Sleep deprived delusional mama.

So my little man is not being very cooperative with me and my sleeping needs. I've been awake all night with him hoping and wishing that he would just fall asleep so I could lay him down, and go snuggle and sleep with my husband. I miss doing that. I find most of my nights are now spent in Isaac's room feeding him, changing him, and trying desperately for hours to rock him or snuggle him to sleep. He's quite the noisy baby with all of his humming and squeaks and "waaa's". It's so cute, but really quite disruptive when you're trying to snooze. Anyways, he's been like this for a couple of nights now and it's really starting to catch up to me. Whoever said "sleep when your baby sleeps" has obviously never had kids. When they sleep (especially during the day) all you want to do is snuggle (I feel like this word is going to be overused in this post) with them and stare at their cute faces soaking up the feeling of being so blessed to have a beautiful miracle in your arms. When you're not doing that, you take advantage of the baby being asleep by-oh, I don't know- showering and taking care of your own personal hygiene needs, or the needs of the house, or of a husband, or of your sanity (we'll touch more on this topic later).

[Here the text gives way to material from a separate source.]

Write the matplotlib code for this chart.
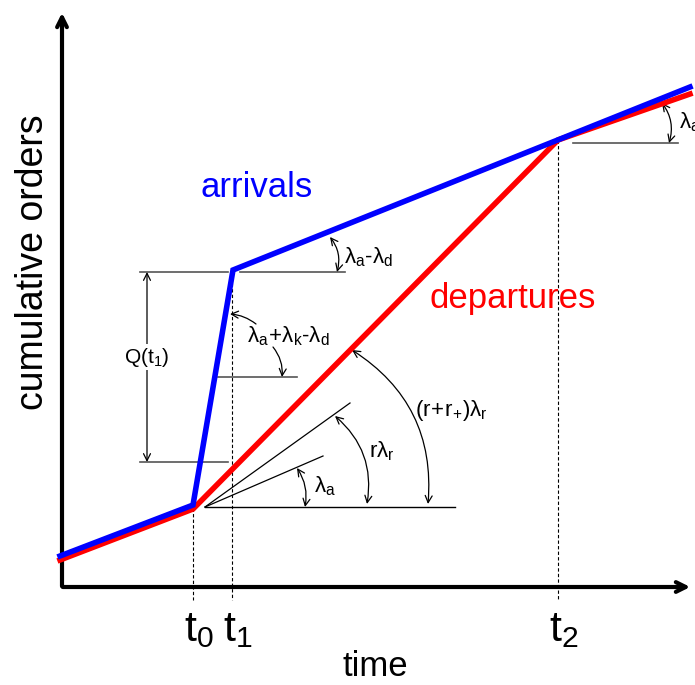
import matplotlib.pyplot as plt

plt.rcParams['font.family'] = ['Liberation Sans', 'DejaVu Sans']
plt.rcParams['mathtext.fontset'] = 'custom'
plt.rcParams['mathtext.rm'] = 'Liberation Sans'
plt.rcParams['mathtext.it'] = 'Liberation Sans'

# schematic coordinates (time -> right, orders -> down in screen units)
t_marks = [193, 232, 558]
t_labels = [r'$\mathrm{t}_0$', r'$\mathrm{t}_1$', r'$\mathrm{t}_2$']

arr_t = [60, 193, 233, 690]
arr_y = [556, 505, 270, 87]
dep_t = [60, 193, 558, 690]
dep_y = [560, 509, 140, 94]

BLUE = '#0000ff'
RED = '#ff0000'
GRAY = '#555555'

fig = plt.figure(figsize=(6.95, 6.85), dpi=100)
ax = fig.add_axes([0, 0, 1, 1])
ax.set_xlim(0, 695)
ax.set_ylim(685, 0)
ax.axis('off')

# axes with arrows
ax.annotate('', xy=(62, 10), xytext=(62, 589),
            arrowprops=dict(arrowstyle='->,head_length=0.7,head_width=0.35', lw=3, color='k'))
ax.annotate('', xy=(693, 587), xytext=(60, 587),
            arrowprops=dict(arrowstyle='->,head_length=0.7,head_width=0.35', lw=3, color='k'))

# dashed time markers
for x, y0 in zip(t_marks, [508, 272, 140]):
    ax.plot([x, x], [y0, 600], color='k', lw=0.8, ls=(0, (3, 2)))
for x, lab in zip(t_marks, t_labels):
    ax.text(x + 6, 630, lab, fontsize=31, ha='center', va='center')

ax.plot(dep_t, dep_y, color=RED, lw=4, solid_joinstyle='miter', zorder=4)
ax.plot(arr_t, arr_y, color=BLUE, lw=4, solid_joinstyle='miter', zorder=5)

ax.text(375, 666, 'time', fontsize=25, ha='center', va='center')
ax.text(33, 262, 'cumulative orders', fontsize=27, rotation=90, ha='center', va='center')
ax.text(257, 187, 'arrivals', fontsize=25, color=BLUE, ha='center', va='center')
ax.text(513, 298, 'departures', fontsize=25, color=RED, ha='center', va='center')

# reference lines
ref = [((140, 228), 272), ((140, 228), 462), ((240, 345), 272),
       ((218, 297), 377), ((573, 678), 143)]
for (x0, x1), y in ref:
    ax.plot([x0, x1], [y, y], color=GRAY, lw=1.2)

# fan from t0
ax.plot([205, 455], [507, 507], color='k', lw=1)
ax.plot([205, 350], [507, 403], color='k', lw=0.9)
ax.plot([205, 323], [507, 456], color='k', lw=0.9)

ap = dict(arrowstyle='<->,head_length=0.5,head_width=0.25', lw=0.9, color='k',
          shrinkA=0, shrinkB=0)
ax.annotate('', xy=(147, 272), xytext=(147, 462), arrowprops=ap)
ax.text(147, 357, r'$\mathrm{Q(t}_1\mathrm{)}$', fontsize=15, ha='center', va='center',
        bbox=dict(fc='white', ec='none', pad=1))

def arc(p0, p1, rad):
    ax.annotate('', xy=p0, xytext=p1,
                arrowprops=dict(ap, connectionstyle='arc3,rad=%s' % rad))

arc((330, 237), (337, 272), 0.25)
arc((297, 468), (305, 507), 0.2)
arc((335, 416), (367, 504), 0.28)
arc((352, 350), (428, 504), 0.3)
arc((662, 103), (669, 143), 0.25)

one = dict(arrowstyle='->,head_length=0.5,head_width=0.25', lw=0.9, color='k',
           shrinkA=0, shrinkB=0)
ax.annotate('', xy=(230, 314), xytext=(256, 324),
            arrowprops=dict(one, connectionstyle='arc3,rad=0.15'))
ax.annotate('', xy=(282, 377), xytext=(273, 347),
            arrowprops=dict(one, connectionstyle='arc3,rad=-0.2'))

fs = 16
ax.text(344, 257, r'$\mathrm{λ_a‐λ_d}$', fontsize=fs, va='center')
ax.text(247, 336, r'$\mathrm{λ_a\!+\!λ_k‐λ_d}$', fontsize=fs, va='center')
ax.text(314, 486, r'$\mathrm{λ_a}$', fontsize=fs, va='center')
ax.text(369, 451, r'$\mathrm{rλ_r}$', fontsize=fs, va='center')
ax.text(415, 410, r'$\mathrm{(r\!+\!r_{\!+\!})λ_r}$', fontsize=fs, va='center')
ax.text(679, 122, r'$\mathrm{λ_a}$', fontsize=fs, va='center')

fig.savefig('out.png', dpi=100)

I feel tired all the time, and I think that the baby blues have found a home inside this mama. Not once have I sat there and been frustrated at Isaac or angry or so depressed that I want nothing to do with him... it's not like that for me. Personally, my entire social drive has been chucked out the window, rolled down a steep canyon and is now buried at the bottom of the deepest part of the ocean. I know I'm a pretty awkward person when it comes to making conversation or whatnot, but usually I can do it pretty well.. not right now though! Now, I have a hard time not yawning every other word (when I can find words to say), and feeling like being around people is what I want to be doing at that moment. In my mind I would so much rather be snuggled in bed with Isaac, eating edamame and watching a movie or listening to our favorite guitar music.

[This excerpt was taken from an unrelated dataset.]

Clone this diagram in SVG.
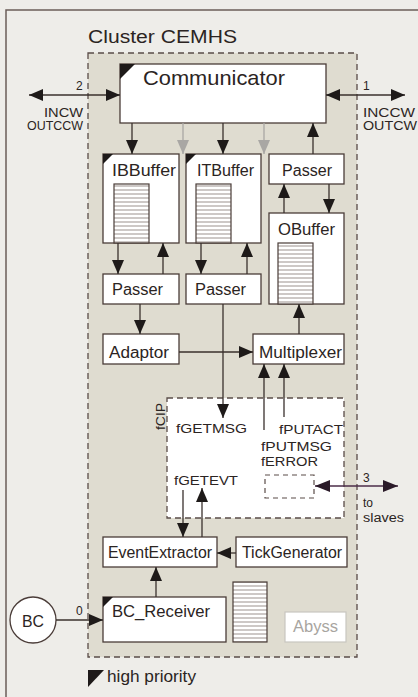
<svg xmlns="http://www.w3.org/2000/svg" width="418" height="697" viewBox="0 0 418 697">
<style>
text{font-family:"Liberation Sans",Arial,sans-serif;fill:#2b2422}
.box{fill:#fff;stroke:#4a3c38;stroke-width:1.3}
.lbl{font-size:16px}
.fl{font-size:13.5px}
.pt{font-size:12px}
.ln{stroke:#3a302d;stroke-width:1.3;fill:none}
.gl{stroke:#a9a7a4;stroke-width:1.3;fill:none}
.tri{fill:#1e1a19}
.stk{fill:url(#stripes);stroke:#4a3c38;stroke-width:1.2}
</style>
<defs>
<pattern id="stripes" patternUnits="userSpaceOnUse" width="8" height="4">
<rect width="8" height="4" fill="#fff"/>
<line x1="0" y1="2" x2="8" y2="2" stroke="#9c918d" stroke-width="1"/>
</pattern>
<marker id="ah" markerUnits="userSpaceOnUse" markerWidth="15" markerHeight="12" refX="14" refY="6" orient="auto-start-reverse">
<path d="M0,0 L14,6 L0,12 z" fill="#1e1a19"/>
</marker>
<marker id="ahg" markerUnits="userSpaceOnUse" markerWidth="15" markerHeight="12" refX="14" refY="6" orient="auto">
<path d="M0,0 L14,6 L0,12 z" fill="#a9a7a4"/>
</marker>
<marker id="ahp" markerUnits="userSpaceOnUse" markerWidth="16" markerHeight="12" refX="15" refY="6" orient="auto-start-reverse">
<path d="M0,0 L15,6 L0,12 z" fill="#2a1a28"/>
</marker>
</defs>
<rect width="418" height="697" fill="#eeede9"/>
<path d="M6,697 L6,10 L418,10" fill="none" stroke="#6b5d58" stroke-width="1.5"/>
<text x="88" y="43" font-size="18" textLength="149" lengthAdjust="spacingAndGlyphs">Cluster CEMHS</text>
<rect id="cluster" x="88" y="53" width="269" height="604" fill="#dfdcd0" stroke="#5a4c48" stroke-width="1.3" stroke-dasharray="6 4"/>

<g id="communicator"><rect class="box" x="120" y="64" width="206" height="59"/><path class="tri" d="M120,64 h15 L120,79 z"/><text x="143" y="85" font-size="21" textLength="142" lengthAdjust="spacingAndGlyphs">Communicator</text></g>
<g id="ibbuffer"><rect class="box" x="103" y="154" width="76" height="89"/><path class="tri" d="M103,154 h10 L103,164 z"/><text class="lbl" x="112" y="176" textLength="64" lengthAdjust="spacingAndGlyphs">IBBuffer</text><rect class="stk" x="114" y="184" width="35" height="59"/></g>
<g id="itbuffer"><rect class="box" x="186" y="154" width="75" height="89"/><path class="tri" d="M186,154 h10 L186,164 z"/><text class="lbl" x="197" y="176" textLength="57" lengthAdjust="spacingAndGlyphs">ITBuffer</text><rect class="stk" x="196" y="184" width="35" height="59"/></g>
<g id="passer-out"><rect class="box" x="269" y="154" width="75" height="30"/><text class="lbl" x="282" y="176" textLength="50" lengthAdjust="spacingAndGlyphs">Passer</text></g>
<g id="obuffer"><rect class="box" x="269" y="213" width="75" height="91"/><text class="lbl" x="278" y="235" textLength="57" lengthAdjust="spacingAndGlyphs">OBuffer</text><rect class="stk" x="278" y="243" width="35" height="61"/></g>
<g id="passer-ib"><rect class="box" x="103" y="274" width="76" height="30"/><text class="lbl" x="112" y="295" textLength="51" lengthAdjust="spacingAndGlyphs">Passer</text></g>
<g id="passer-it"><rect class="box" x="186" y="274" width="75" height="30"/><text class="lbl" x="195" y="295" textLength="51" lengthAdjust="spacingAndGlyphs">Passer</text></g>
<g id="adaptor"><rect class="box" x="103" y="334" width="76" height="30"/><text class="lbl" x="109" y="358" textLength="60" lengthAdjust="spacingAndGlyphs">Adaptor</text></g>
<g id="multiplexer"><rect class="box" x="253" y="334" width="91" height="30"/><text class="lbl" x="259" y="358" textLength="83" lengthAdjust="spacingAndGlyphs">Multiplexer</text></g>
<g id="fcip"><rect x="167" y="398" width="177" height="120" fill="#fff" stroke="#5a4c48" stroke-width="1.3" stroke-dasharray="6 4"/>
<text class="fl" transform="translate(165,430) rotate(-90)" textLength="27" lengthAdjust="spacingAndGlyphs">fCIP</text>
<text class="fl" x="176" y="433" textLength="71" lengthAdjust="spacingAndGlyphs">fGETMSG</text>
<text class="fl" x="279" y="434" textLength="64" lengthAdjust="spacingAndGlyphs">fPUTACT</text>
<text class="fl" x="261" y="451" textLength="71" lengthAdjust="spacingAndGlyphs">fPUTMSG</text>
<text class="fl" x="261" y="466" textLength="57" lengthAdjust="spacingAndGlyphs">fERROR</text>
<text class="fl" x="174" y="485" textLength="64" lengthAdjust="spacingAndGlyphs">fGETEVT</text>
<rect x="265" y="475" width="49" height="23" fill="#fff" stroke="#5a4c48" stroke-width="1.2" stroke-dasharray="5 4"/></g>
<g id="eventextractor"><rect class="box" x="103" y="537" width="114" height="30"/><text class="lbl" x="108" y="558" textLength="104" lengthAdjust="spacingAndGlyphs">EventExtractor</text></g>
<g id="tickgenerator"><rect class="box" x="236" y="537" width="111" height="30"/><text class="lbl" x="242" y="558" textLength="100" lengthAdjust="spacingAndGlyphs">TickGenerator</text></g>
<g id="bc_receiver"><rect class="box" x="103" y="597" width="123" height="45"/><path class="tri" d="M103,597 h10 L103,607 z"/><text class="lbl" x="112" y="617" textLength="98" lengthAdjust="spacingAndGlyphs">BC_Receiver</text></g>
<g id="stack"><rect class="stk" x="233" y="582" width="34" height="60"/></g>
<g id="abyss"><rect x="285" y="612" width="61" height="30" fill="#fff" stroke="#c9c6c0" stroke-width="1.2"/><text class="lbl" x="293" y="632" textLength="45" lengthAdjust="spacingAndGlyphs" style="fill:#a8a5a0">Abyss</text></g>
<g id="bc"><circle cx="33" cy="620" r="23" fill="#fff" stroke="#4a3c38" stroke-width="1.3"/><text class="lbl" x="22" y="627" textLength="22" lengthAdjust="spacingAndGlyphs">BC</text></g>
<g id="legend"><path class="tri" d="M88,670 h16 L88,687 z"/><text class="lbl" x="107" y="682" textLength="89" lengthAdjust="spacingAndGlyphs">high priority</text></g>

<g id="connectors">
<line class="ln" x1="29" y1="95" x2="120" y2="95" marker-start="url(#ah)" marker-end="url(#ah)"/>
<line class="ln" x1="326" y1="95" x2="405" y2="95" marker-start="url(#ah)" marker-end="url(#ah)"/>
<line class="ln" x1="132" y1="123" x2="132" y2="154" marker-end="url(#ah)"/>
<line class="gl" x1="183" y1="123" x2="183" y2="154" marker-end="url(#ahg)"/>
<line class="ln" x1="223" y1="123" x2="223" y2="154" marker-end="url(#ah)"/>
<line class="gl" x1="264" y1="123" x2="264" y2="154" marker-end="url(#ahg)"/>
<line class="ln" x1="313" y1="154" x2="313" y2="123" marker-end="url(#ah)"/>
<line class="ln" x1="284" y1="213" x2="284" y2="184" marker-end="url(#ah)"/>
<line class="ln" x1="329" y1="184" x2="329" y2="213" marker-end="url(#ah)"/>
<line class="ln" x1="118" y1="243" x2="118" y2="274" marker-end="url(#ah)"/>
<line class="ln" x1="163" y1="274" x2="163" y2="243" marker-end="url(#ah)"/>
<line class="ln" x1="201" y1="243" x2="201" y2="274" marker-end="url(#ah)"/>
<line class="ln" x1="247" y1="274" x2="247" y2="243" marker-end="url(#ah)"/>
<line class="ln" x1="140" y1="304" x2="140" y2="334" marker-end="url(#ah)"/>
<line class="ln" x1="179" y1="352" x2="253" y2="352" marker-end="url(#ah)"/>
<line class="ln" x1="299" y1="334" x2="299" y2="304" marker-end="url(#ah)"/>
<line class="ln" x1="223" y1="304" x2="223" y2="418" marker-end="url(#ah)"/>
<line class="ln" x1="264" y1="430" x2="264" y2="364" marker-end="url(#ah)"/>
<line class="ln" x1="284" y1="417" x2="284" y2="364" marker-end="url(#ah)"/>
<line class="ln" x1="183" y1="490" x2="183" y2="537" marker-end="url(#ah)"/>
<line class="ln" x1="202" y1="537" x2="202" y2="488" marker-end="url(#ah)"/>
<line class="ln" x1="236" y1="553" x2="217" y2="553" marker-end="url(#ah)"/>
<line class="ln" x1="156" y1="597" x2="156" y2="567" marker-end="url(#ah)"/>
<line class="ln" x1="56" y1="620" x2="103" y2="620" marker-end="url(#ah)"/>
<line x1="315" y1="486" x2="398" y2="486" stroke="#4b2d48" stroke-width="1.3" marker-start="url(#ahp)" marker-end="url(#ahp)"/>
</g>
<g id="port-labels">
<text class="pt" x="76" y="90">2</text>
<text class="pt" x="44" y="117" textLength="39" lengthAdjust="spacingAndGlyphs">INCW</text>
<text class="pt" x="27" y="130" textLength="56" lengthAdjust="spacingAndGlyphs">OUTCCW</text>
<text class="pt" x="363" y="90">1</text>
<text class="pt" x="363" y="117" textLength="52" lengthAdjust="spacingAndGlyphs">INCCW</text>
<text class="pt" x="363" y="130" textLength="54" lengthAdjust="spacingAndGlyphs">OUTCW</text>
<text class="pt" x="363" y="482">3</text>
<text class="pt" x="363" y="507">to</text>
<text class="pt" x="363" y="522" textLength="41" lengthAdjust="spacingAndGlyphs">slaves</text>
<text class="pt" x="76" y="615">0</text>
</g>
</svg>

Sometimes being home alone with Isaac is hard. It gives me a lot of time inside my head to think about how awesomely unattractive my post pregnancy body is with it's swelling of the face, tigerstripes on the tummy (stretch marks), and flabby skin on the stomach that makes me look fat as well. Ugh. I keep having to tell myself that it's all relevant and this, too shall pass.

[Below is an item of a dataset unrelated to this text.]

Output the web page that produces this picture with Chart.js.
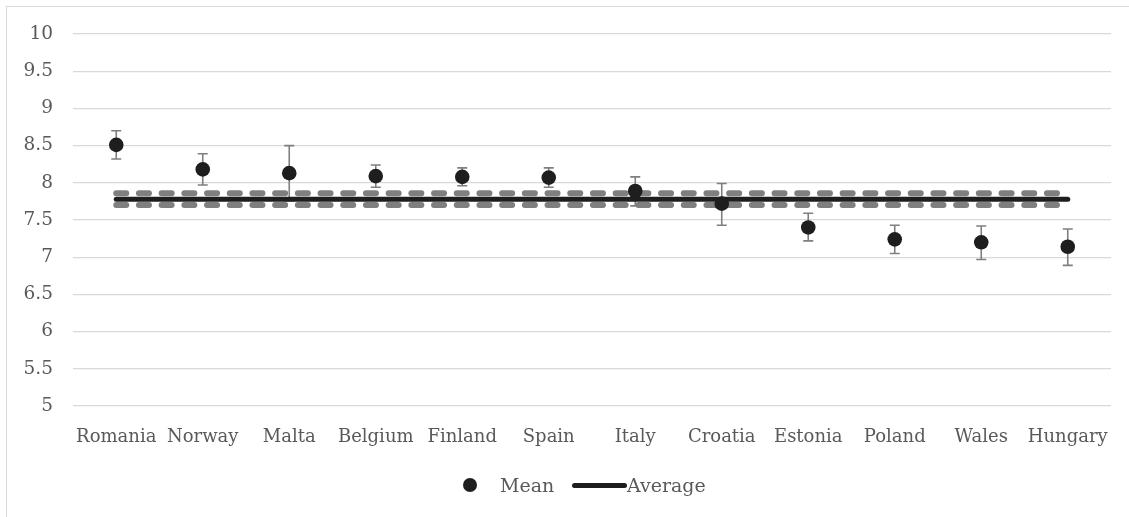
<!DOCTYPE html>
<html>
<head>
<meta charset="utf-8">
<script src="https://cdn.jsdelivr.net/npm/chart.js@4/dist/chart.umd.min.js"></script>
<style>
  html, body { margin: 0; padding: 0; background: #ffffff; }
  body { width: 1129px; height: 517px; position: relative; overflow: hidden; font-family: "DejaVu Serif", serif; }
  #frame { position: absolute; left: 6px; top: 6px; width: 1140px; height: 530px; border-left: 1px solid #d9d9d9; border-top: 1px solid #d9d9d9; box-sizing: border-box; }
  #wrap { position: absolute; left: 0; top: 0; width: 1129px; height: 517px; }
  #legend { position: absolute; left: 0; top: 472px; width: 1129px; height: 26px; color: #595959; font-size: 19px; }
  .item { position: absolute; top: 0; height: 26px; display: flex; align-items: center; }
  .item.dotItem { left: 463px; }
  .item.lineItem { left: 572px; }
  .dot { width: 14px; height: 14px; border-radius: 50%; background: #1e1e1e; margin-right: 23px; }
  .line { width: 55px; height: 5px; border-radius: 3px; background: #1e1e1e; margin-right: 0px; }
</style>
</head>
<body>
<div id="frame"></div>
<div id="wrap"><canvas id="c" width="1129" height="517"></canvas></div>
<div id="legend"></div>
<script>
const categories = ['Romania','Norway','Malta','Belgium','Finland','Spain','Italy','Croatia','Estonia','Poland','Wales','Hungary'];
const meanValues = [8.51, 8.18, 8.13, 8.09, 8.08, 8.07, 7.89, 7.72, 7.40, 7.24, 7.20, 7.14];
const errorUpper = [8.70, 8.39, 8.50, 8.24, 8.20, 8.20, 8.08, 7.99, 7.59, 7.43, 7.42, 7.38];
const errorLower = [8.32, 7.97, 7.76, 7.94, 7.96, 7.94, 7.69, 7.43, 7.22, 7.05, 6.97, 6.89];
const averageValues = [7.78, 7.78, 7.78, 7.78, 7.78, 7.78, 7.78, 7.78, 7.78, 7.78, 7.78, 7.78];
const upperBandValues = [7.86, 7.86, 7.86, 7.86, 7.86, 7.86, 7.86, 7.86, 7.86, 7.86, 7.86, 7.86];
const lowerBandValues = [7.70, 7.70, 7.70, 7.70, 7.70, 7.70, 7.70, 7.70, 7.70, 7.70, 7.70, 7.70];
const yTicks = [5, 5.5, 6, 6.5, 7, 7.5, 8, 8.5, 9, 9.5, 10];
const yTickLabels = ['5', '5.5', '6', '6.5', '7', '7.5', '8', '8.5', '9', '9.5', '10'];

const FONT = '"DejaVu Serif", serif';
const TEXT = '#595959';
const DARK = '#1e1e1e';
const GRAY = '#7f7f7f';

const errorBars = {
  id: 'errorBars',
  beforeDatasetsDraw(chart) {
    const ctx = chart.ctx, xs = chart.scales.x, ys = chart.scales.y;
    ctx.save();
    ctx.strokeStyle = GRAY;
    ctx.lineWidth = 1.6;
    for (let i = 0; i < categories.length; i++) {
      const x = xs.getPixelForValue(i);
      const yt = ys.getPixelForValue(errorUpper[i]);
      const yb = ys.getPixelForValue(errorLower[i]);
      ctx.beginPath();
      ctx.moveTo(x, yt); ctx.lineTo(x, yb);
      ctx.moveTo(x - 5, yt); ctx.lineTo(x + 5, yt);
      ctx.moveTo(x - 5, yb); ctx.lineTo(x + 5, yb);
      ctx.stroke();
    }
    ctx.restore();
  }
};

const chart = new Chart(document.getElementById('c'), {
  type: 'line',
  data: {
    labels: categories,
    datasets: [
      { label: 'Mean', data: meanValues, showLine: false, pointRadius: 7.3, pointHoverRadius: 7.3,
        pointBackgroundColor: DARK, pointBorderWidth: 0, borderColor: DARK, order: 0, legend: 'dot' },
      { label: 'Average', data: averageValues, borderColor: DARK, borderWidth: 5, pointRadius: 0,
        borderCapStyle: 'round', order: 1, legend: 'line' },
      { label: 'Upper', data: upperBandValues, borderColor: GRAY, borderWidth: 6, pointRadius: 0,
        borderDash: [10, 12.7], borderCapStyle: 'round', order: 2 },
      { label: 'Lower', data: lowerBandValues, borderColor: GRAY, borderWidth: 6, pointRadius: 0,
        borderDash: [10, 12.7], borderCapStyle: 'round', order: 3 }
    ]
  },
  options: {
    responsive: false,
    animation: false,
    events: [],
    layout: { padding: { top: 34, right: 18, bottom: 57, left: 0 } },
    plugins: { legend: { display: false }, tooltip: { enabled: false } },
    scales: {
      x: {
        offset: true,
        grid: { display: false },
        border: { display: false },
        ticks: { color: TEXT, font: { family: FONT, size: 18 }, padding: 13, maxRotation: 0, autoSkip: false },
        afterFit(s) { s.height = 54; }
      },
      y: {
        min: 5, max: 10,
        afterBuildTicks(s) { s.ticks = yTicks.map(v => ({ value: v })); },
        grid: { color: '#d9d9d9', lineWidth: 1.3, drawTicks: false },
        border: { display: false },
        ticks: { color: TEXT, font: { family: FONT, size: 18.5 }, padding: 20,
          callback: (v) => yTickLabels[yTicks.indexOf(v)] },
        afterFit(s) { s.width = 73; }
      }
    }
  },
  plugins: [errorBars]
});

const legendEl = document.getElementById('legend');
chart.data.datasets.filter(d => d.legend).forEach(d => {
  const item = document.createElement('div');
  item.className = 'item ' + d.legend + 'Item';
  const mark = document.createElement('div');
  mark.className = d.legend;
  const txt = document.createElement('span');
  txt.textContent = d.label;
  item.appendChild(mark);
  item.appendChild(txt);
  legendEl.appendChild(item);
});
</script>
</body>
</html>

I just want to go on a run!! and start working out again so I can feel more like my normal self. I want my nipples to stop feeling like they are on fire and might possible rip off my body when Isaac is eating or when anything, including air, touches them. I want to feel social again. I want Isaac to sleep better so that I have more of a chance to sleep more than 2-3 hours a day... and so that I can spend time with my husband. I want dinner to cook itself and my house to always stay clean and organized without me having to lift a finger. I want Salem to be sunny and warm already so I can go on walks with Isaac and just be outside.
Well, Isaac is being fussy. Until my next middle of the night delirious post.... farewell.


1 comments:

nikki said...

Oh alise we've all been there I promise it will get better around 4 or 5 months it feels like an eterniy but in the big picture it's only a minute. Reading your post brought back all those postpartum memories and kaylee is 13 months now which has flown by!